In any case, sounds like you approached it the right way and got the
answer you were looking for!
Liz
|
77.14 | I assumed sleeping, not sex | CLOSET::VAXUUM::LOWELL | Grim Grinning Ghosts... | Thu Jun 28 1990 16:17 | 10 |
| re: .0
I guess this is a little late, but my first thought after reading
your note was that someone might be sleeping in the car. Years
ago one of my sisters had a boyfriend whose parents kicked him
out of the house when he turned 18 (nice birthday present). He
had no place to stay so my sister let him sleep in my mother's
car - a Ford LTD land barge so there was plenty of room. I
would have bet that your son was helping a friend who needed a
place to stay.
|
77.15 | a teenage opinion | TLE::RANDALL | living on another planet | Thu Jun 28 1990 17:27 | 4 |
| I asked Kat what her reaction would be and she laughed at the idea
they would bother with a pillow if they were going to have sex.
--bonnie
|
77.16 | "Sleeping with" | SHARE::SATOW | | Thu Jun 28 1990 18:12 | 16 |
| Some of these replies, combined with the context of the base note remind me of
a letter I saw somewhere -- I think it was Ann Landers -- several years ago.
The gist of the letter was that parents shouldn't use the term "sleep with" as
a euphemism for "having sexual intercourse with".
As a teenager, the woman had been admonished about the dangers of "sleeping
with" boys.
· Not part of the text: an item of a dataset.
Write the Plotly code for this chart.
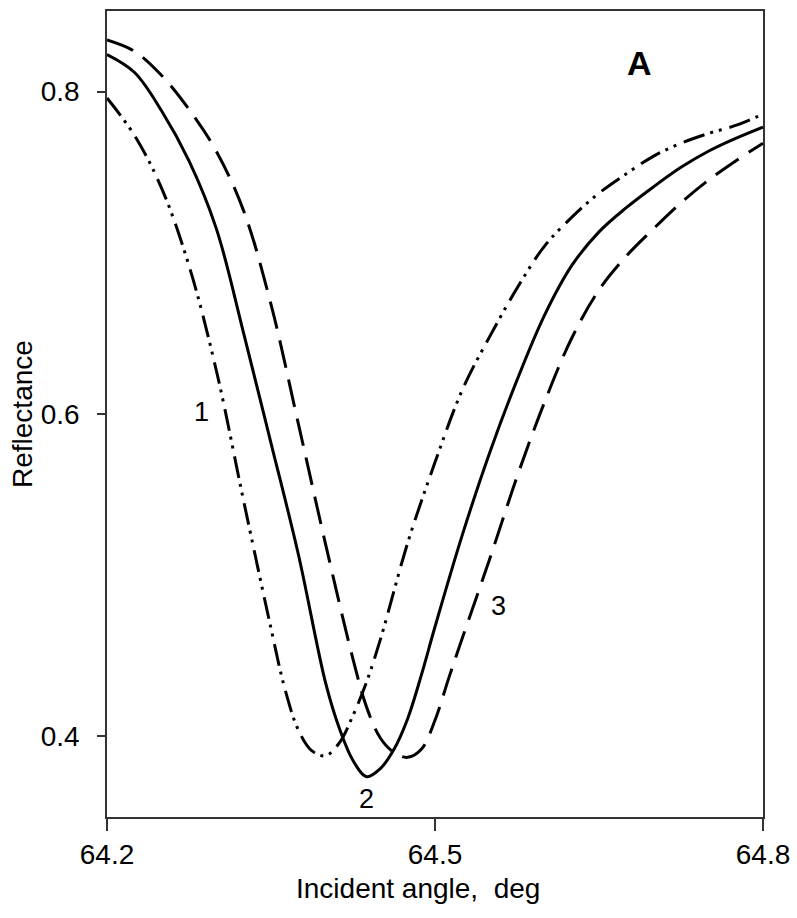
import plotly.graph_objects as go

# Curve 1 (dash-dot-dot)
x1 = [64.200, 64.225, 64.250, 64.275, 64.300, 64.325, 64.350, 64.3625, 64.375, 64.3875,
      64.400, 64.4125, 64.425, 64.4375, 64.450, 64.475, 64.500, 64.525, 64.550, 64.575,
      64.600, 64.625, 64.650, 64.675, 64.700, 64.725, 64.750, 64.775, 64.800]
y1 = [0.796, 0.773, 0.740, 0.692, 0.627, 0.546, 0.467, 0.430, 0.404, 0.391,
      0.388, 0.396, 0.413, 0.434, 0.460, 0.520, 0.570, 0.615, 0.648, 0.678,
      0.704, 0.722, 0.737, 0.749, 0.760, 0.768, 0.774, 0.779, 0.786]

# Curve 2 (solid)
x2 = [64.200, 64.225, 64.250, 64.275, 64.300, 64.325, 64.350, 64.375, 64.400, 64.4125,
      64.425, 64.4375, 64.450, 64.4625, 64.475, 64.4875, 64.500, 64.525, 64.550, 64.575,
      64.600, 64.625, 64.650, 64.675, 64.700, 64.725, 64.750, 64.775, 64.800]
y2 = [0.823, 0.812, 0.788, 0.757, 0.715, 0.650, 0.582, 0.513, 0.433, 0.405,
      0.385, 0.375, 0.380, 0.392, 0.411, 0.438, 0.468, 0.525, 0.576, 0.621,
      0.661, 0.692, 0.713, 0.728, 0.741, 0.753, 0.763, 0.771, 0.778]

# Curve 3 (dashed)
x3 = [64.200, 64.225, 64.250, 64.275, 64.300, 64.325, 64.350, 64.375, 64.400, 64.425,
      64.4375, 64.450, 64.4625, 64.475, 64.4875, 64.500, 64.5125, 64.525, 64.550, 64.575,
      64.600, 64.625, 64.650, 64.675, 64.700, 64.725, 64.750, 64.775, 64.800]
y3 = [0.832, 0.825, 0.810, 0.789, 0.763, 0.726, 0.668, 0.594, 0.519, 0.448,
      0.418, 0.399, 0.390, 0.387, 0.392, 0.410, 0.436, 0.461, 0.510, 0.561,
      0.607, 0.647, 0.677, 0.698, 0.715, 0.731, 0.745, 0.757, 0.768]

x_ticks = [64.2, 64.5, 64.8]
y_ticks = [0.4, 0.6, 0.8]

labels = ["1", "2", "3"]
label_x = [64.286, 64.437, 64.558]
label_y = [0.601, 0.361, 0.481]

FONT = "Liberation Sans, Arial, sans-serif"

fig = go.Figure()
fig.add_trace(go.Scatter(x=x1, y=y1, mode="lines", line=dict(color="black", width=3, dash="22px,6px,3px,6px,3px,8px", shape="spline"), showlegend=False))
fig.add_trace(go.Scatter(x=x2, y=y2, mode="lines", line=dict(color="black", width=3, shape="spline"), showlegend=False))
fig.add_trace(go.Scatter(x=x3, y=y3, mode="lines", line=dict(color="black", width=3, dash="28px,12px", shape="spline"), showlegend=False))

for t, lx, ly in zip(labels, label_x, label_y):
    fig.add_annotation(x=lx, y=ly, text=t, showarrow=False, xanchor="center", yanchor="middle",
                       font=dict(size=27, color="black", family=FONT))

fig.add_annotation(x=0.812, y=0.9355, xref="paper", yref="paper", text="<b>A</b>", showarrow=False,
                   xanchor="center", yanchor="middle",
                   font=dict(size=34, color="black", family=FONT))

# axis titles
fig.add_annotation(x=0.474, y=0, xref="paper", yref="paper", yshift=-71, yanchor="middle",
                   xanchor="center",
                   text="Incident angle,&nbsp; deg", showarrow=False,
                   font=dict(size=28, color="black", family=FONT))
fig.add_annotation(x=0, y=0.5, xref="paper", yref="paper", xshift=-85, xanchor="center",
                   yanchor="middle", textangle=-90, text="Reflectance", showarrow=False,
                   font=dict(size=28, color="black", family=FONT))

fig.update_layout(
    width=797, height=918,
    margin=dict(l=107, r=34, t=11, b=101, autoexpand=False),
    paper_bgcolor="white", plot_bgcolor="white",
    font=dict(family=FONT, size=27, color="black"),
    xaxis=dict(range=[64.2, 64.8], tickvals=x_ticks, ticktext=[str(v) for v in x_ticks],
               showgrid=False, zeroline=False, showline=True, linecolor="#333", linewidth=1.5,
               mirror=True, ticks="outside", ticklen=12, tickcolor="#333", tickwidth=1.5,
               automargin=False, tickfont=dict(size=28)),
    yaxis=dict(range=[0.35, 0.85], tickvals=y_ticks, ticktext=[str(v) for v in y_ticks],
               showgrid=False, zeroline=False, showline=True, linecolor="#333", linewidth=1.5,
               mirror=True, ticks="outside", ticklen=8, tickcolor="#333", tickwidth=1.5,
               ticklabelstandoff=12, automargin=False, tickfont=dict(size=28)),
)

fig.write_html("out.html", config={"displayModeBar": False},
               post_script="document.body.style.margin='0';")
She came from a poor family, as did her boyfriend. In order to
help support the family, the boyfriend worked two full time jobs. Sometimes
on dates, he would be so tired that he would fall asleep in the car. The
poor girl was afraid she would get pregnant as a result of her boyfriend
falling asleep.
If you think about it, working two jobs and falling asleep on dates is
probably a good way of _preventing_ preganancy.
Clay
|
77.17 | who would be so blatant? | SHALDU::MCBLANE | | Thu Jun 28 1990 19:31 | 5 |
| If I were a teenager and I was going to have sex in my car, I certainly
wouldn't leave any evidence around for my parents to see. So, it is
a good bet that you can believe your son.